On the other hand, destructors should almost always be declared virtual. If they aren’t, you run the risk of not completely destructing the object, as demonstrated in the following snippet:
class MyObject {};
class Base
{
public:
~Base() {} // this should be declared virtual
};
class Subclass
{
protected:
MyObject* pMO;
public:
Subclass()
{
pMO = new MyObject;
}
~Subclass()
{
delete pMO;
pMO = nullptr;
}
};
Base* someOtherFn()
{
return new Subclass;
}
void someFn()
{
Base* pB = someOtherFn();
delete pB;
}
The program has a subtle but devastating bug. When someFn() is called, it immediately calls someOtherFn(), which creates an object of class Subclass. The constructor for Subclass allocates an object of class MyObject off the heap. Ostensibly, all is well because the destructor for Subclass returns MyObject to the heap when the Subclass object is destructed.
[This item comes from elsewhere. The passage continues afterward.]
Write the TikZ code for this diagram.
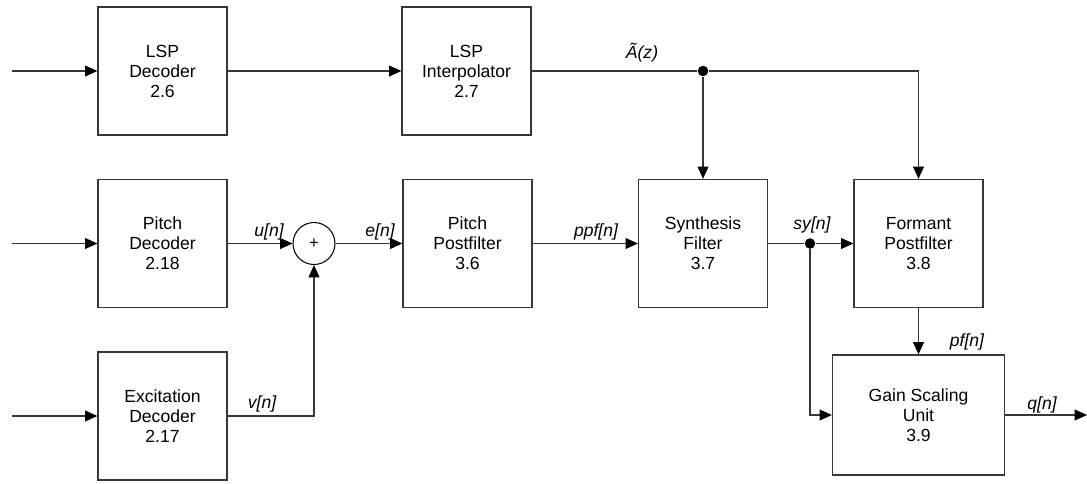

However, when someFn() calls delete, it passes a pointer of type Base*. If this call is allowed to bind early, it will invoke the destructor for Base, which knows nothing about MyObject. The memory will not be returned to the heap.
I realize that technically delete is a keyword and not a function call, but the semantics are the same.
Declaring the destructor for Base virtual solves the problem. Now the call to delete is bound late — realizing that the pointer passed to delete actually points to a Subclass object, delete invokes the Subclass destructor, and the memory is returned, as it’s supposed to be.
So is there a case in which you don’t want to declare the destructor virtual? Only one. Earlier I said that virtual functions introduce a “little” overhead. Let me be more specific. One thing they add is an additional hidden pointer to every object — not one pointer per virtual function, just one pointer, period. A class with no virtual functions does not have this pointer.
Now, one pointer doesn’t sound like much, and it isn’t, unless the following two conditions are true:
- The class doesn’t have many data members (so that one pointer is a lot compared with what’s there already).
- You create a lot of objects of this class (otherwise the overhead doesn’t matter).
If either of these two conditions is not true, always declare your destructors virtual.